Silkelemesini istiyor Rahman Meryem'in. "O hurmaları yere düşürmüş olsaydı Allah, belki daha iyi olurdu Meryem için. Şimdi hamile ve zorluğunun doruk noktasında bir de hurma düşürmek için ağacı silkelemekle uğraşacak." diye içinden geçirenler burda mı? Bu sancıları çekerken dal silkelemek zor evet, ama Rahman bunu Meryem'e eziyet çektirmek için yaptırmıyor. Zorluğun içine kolaylığı zarifçe yerleştirdiği bir planı var:

Dalı silkelerken karın kaslarını da kasmış oluyor doğal olarak ve bu doğumu daha kolay kılıyor. Hurmadan da önce gelen bir şifa oluveriyor Meryem'e. Allah'ın sancılı anlarımızda bizden istediği çaba, bizi hem şifamıza ulaştırıyor hem de bu çaba da başlı başına bir şifa oluyor bizlere.

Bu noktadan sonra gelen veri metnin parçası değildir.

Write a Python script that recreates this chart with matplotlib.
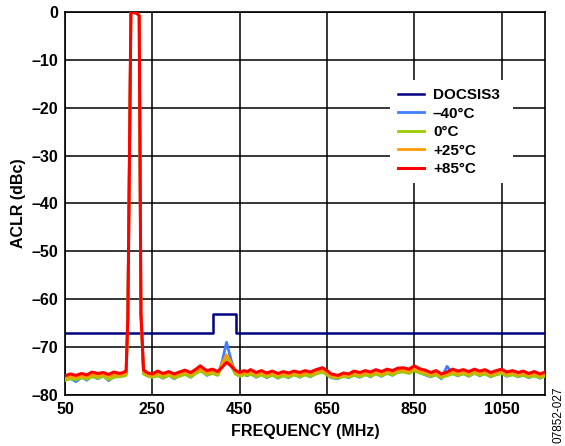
import matplotlib.pyplot as plt
from matplotlib.patches import Rectangle

plt.rcParams["font.family"] = ["Liberation Sans", "DejaVu Sans"]
plt.rcParams["font.weight"] = "bold"

# DOCSIS3 mask
mask_freq = [50, 390, 390, 441, 441, 1150]
mask_dbc = [-67.0, -67.0, -63.0, -63.0, -67.0, -67.0]

freq = [50, 62, 75, 88, 100, 112, 125, 138, 150, 162,
        175, 183, 190, 194, 201, 215, 220, 224, 230, 240,
        250, 262, 275, 288, 300, 312, 325, 338, 350, 360,
        368, 375, 388, 400, 410, 420, 430, 440, 450, 460,
        468, 475, 488, 500, 512, 525, 538, 550, 562, 575,
        588, 600, 612, 625, 640, 650, 660, 675, 688, 700,
        712, 725, 738, 750, 762, 775, 788, 800, 812, 825,
        838, 850, 862, 875, 888, 900, 912, 925, 938, 950,
        962, 975, 988, 1000, 1012, 1025, 1038, 1050, 1062, 1075,
        1088, 1100, 1112, 1125, 1138, 1150]

m40 = [-76.8, -76.5, -77.2, -76.3, -76.9, -76.0, -76.6, -76.0, -77.0, -76.2,
       -76.1, -76.0, -75.8, -64.0, 0.0, -0.3, -0.8, -63.0, -75.5, -76.0,
       -76.2, -75.9, -76.5, -75.8, -76.6, -76.0, -75.6, -76.3, -75.4, -74.9,
       -75.3, -75.9, -75.4, -75.8, -73.0, -69.0, -72.5, -75.5, -76.0, -75.7,
       -76.0, -75.5, -76.3, -75.7, -76.4, -75.8, -76.5, -75.9, -76.4, -75.7,
       -76.3, -75.7, -76.2, -75.5, -75.1, -75.7, -76.4, -76.6, -76.0, -76.4,
       -75.8, -76.3, -75.7, -76.2, -75.5, -76.1, -75.4, -75.9, -75.2, -75.1,
       -75.4, -74.8, -75.3, -75.8, -76.2, -75.7, -76.6, -74.0, -75.5, -76.0,
       -75.5, -76.1, -75.4, -76.0, -75.5, -76.2, -75.7, -75.4, -76.1, -75.7,
       -76.2, -75.8, -76.4, -75.9, -76.5, -76.0]

c0 = [-77.0, -76.6, -76.8, -76.4, -76.7, -76.2, -76.5, -76.1, -76.8, -76.3,
      -76.2, -76.1, -75.9, -64.0, 0.0, -0.3, -0.8, -63.0, -75.6, -76.1,
      -76.3, -76.0, -76.4, -75.9, -76.5, -76.1, -75.7, -76.2, -75.5, -75.0,
      -75.4, -75.8, -75.5, -75.9, -74.0, -72.6, -73.8, -75.6, -76.1, -75.8,
      -75.9, -75.6, -76.2, -75.8, -76.3, -75.9, -76.4, -76.0, -76.3, -75.8,
      -76.2, -75.8, -76.1, -75.6, -75.2, -75.8, -76.3, -76.5, -76.1, -76.3,
      -75.9, -76.2, -75.8, -76.1, -75.6, -76.0, -75.5, -75.8, -75.3, -75.2,
      -75.5, -74.9, -75.4, -75.7, -76.1, -75.8, -76.4, -76.0, -75.6, -75.9,
      -75.6, -76.0, -75.5, -75.9, -75.6, -76.1, -75.8, -75.5, -76.0, -75.8,
      -76.1, -75.9, -76.3, -76.0, -76.4, -76.1]

p25 = [-76.5, -76.2, -76.3, -76.1, -76.2, -75.8, -76.0, -75.7, -76.2, -75.8,
       -75.9, -75.8, -75.5, -64.0, 0.0, -0.3, -0.8, -63.0, -75.2, -75.8,
       -76.0, -75.6, -75.9, -75.5, -76.1, -75.6, -75.3, -75.7, -75.1, -74.6,
       -75.0, -75.4, -75.1, -75.5, -73.4, -71.6, -73.2, -75.2, -75.7, -75.4,
       -75.5, -75.2, -75.7, -75.4, -75.8, -75.5, -75.9, -75.5, -75.9, -75.4,
       -75.8, -75.4, -75.6, -75.2, -74.8, -75.4, -76.0, -76.2, -75.8, -76.0,
       -75.5, -75.8, -75.4, -75.6, -75.2, -75.6, -75.1, -75.4, -74.9, -74.8,
       -75.1, -74.5, -75.0, -75.3, -75.7, -75.4, -76.0, -75.6, -75.2, -75.5,
       -75.2, -75.6, -75.1, -75.5, -75.2, -75.7, -75.4, -75.1, -75.6, -75.4,
       -75.7, -75.5, -75.9, -75.6, -76.0, -75.7]

p85 = [-76.0, -75.6, -75.9, -75.5, -75.8, -75.2, -75.5, -75.3, -75.7, -75.2,
       -75.5, -75.3, -75.0, -64.0, 0.0, -0.3, -0.8, -63.0, -74.8, -75.4,
       -75.6, -75.0, -75.5, -75.1, -75.6, -75.2, -74.8, -75.3, -74.6, -73.9,
       -74.5, -74.9, -74.6, -75.1, -74.2, -73.2, -73.9, -74.8, -75.3, -74.9,
       -75.1, -74.7, -75.3, -74.9, -75.4, -75.0, -75.5, -75.1, -75.4, -75.0,
       -75.3, -74.9, -75.2, -74.7, -74.3, -74.9, -75.6, -75.9, -75.4, -75.6,
       -75.0, -75.3, -74.9, -75.2, -74.7, -75.1, -74.6, -74.9, -74.4, -74.3,
       -74.6, -73.9, -74.5, -74.8, -75.3, -74.9, -75.6, -75.2, -74.6, -75.0,
       -74.7, -75.1, -74.6, -75.0, -74.7, -75.3, -74.9, -74.6, -75.2, -74.9,
       -75.3, -75.0, -75.5, -75.1, -75.6, -75.2]

fig = plt.figure(figsize=(5.65, 4.46), dpi=100)
ax = fig.add_axes([0.115, 0.1143, 0.85, 0.859])

ax.plot(mask_freq, mask_dbc, color="#000080", lw=1.8, label="DOCSIS3", zorder=3)
ax.plot(freq, m40, color="#3f7fff", lw=2.0, label="\u201340\u00b0C", zorder=4)
ax.plot(freq, c0, color="#99cc00", lw=2.0, label="0\u00b0C", zorder=5)
ax.plot(freq, p25, color="#ff9900", lw=2.0, label="+25\u00b0C", zorder=6)
ax.plot(freq, p85, color="#ff0000", lw=2.2, label="+85\u00b0C", zorder=7)

ax.set_xlim(50, 1150)
ax.set_ylim(-80, 0)
xt = [50, 250, 450, 650, 850, 1050]
ax.set_xticks(xt)
ax.set_xticklabels([str(v) for v in xt])
yt = list(range(-80, 1, 10))
ax.set_yticks(yt)
ax.set_yticklabels([("\u2013" + str(-v)) if v < 0 else "0" for v in yt])
ax.tick_params(length=0, labelsize=11.5, pad=5)
ax.grid(True, color="black", lw=1.1)
for s in ax.spines.values():
    s.set_linewidth(1.2)

ax.set_xlabel("FREQUENCY (MHz)", fontsize=11.5, fontweight="bold", labelpad=5)
ax.set_ylabel("ACLR (dBc)", fontsize=11.5, fontweight="bold", labelpad=4)

# white patch behind the legend, hides the grid there
ax.add_patch(Rectangle((0.677, 0.5535), 0.256, 0.269, transform=ax.transAxes,
                       facecolor="white", edgecolor="none", zorder=2))

leg = ax.legend(loc="upper left", bbox_to_anchor=(0.677, 0.8215), frameon=False,
                fontsize=11, handlelength=1.7, labelspacing=0.3,
                borderpad=0, handletextpad=0.6)
for t in leg.get_texts():
    t.set_fontweight("bold")

fig.text(0.988, 0.07, "07852-027", rotation=90, fontsize=8.5, fontweight="normal",
         ha="center", va="center")

fig.savefig("out.png", dpi=100)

Özetlersek, ne zaman "Ah keşke bundan önce ölseydim de unutulsaydım" diyecek kadar sancılanırsan, Meryem'i an! Umutlu ol, şifana iletecek o sancı seni. Ve sancı içindeyken çok zor da olsa gösterdiğin çaban, sana hem şifa olacak hem de seni bir başka şifaya ulaştıran vesile...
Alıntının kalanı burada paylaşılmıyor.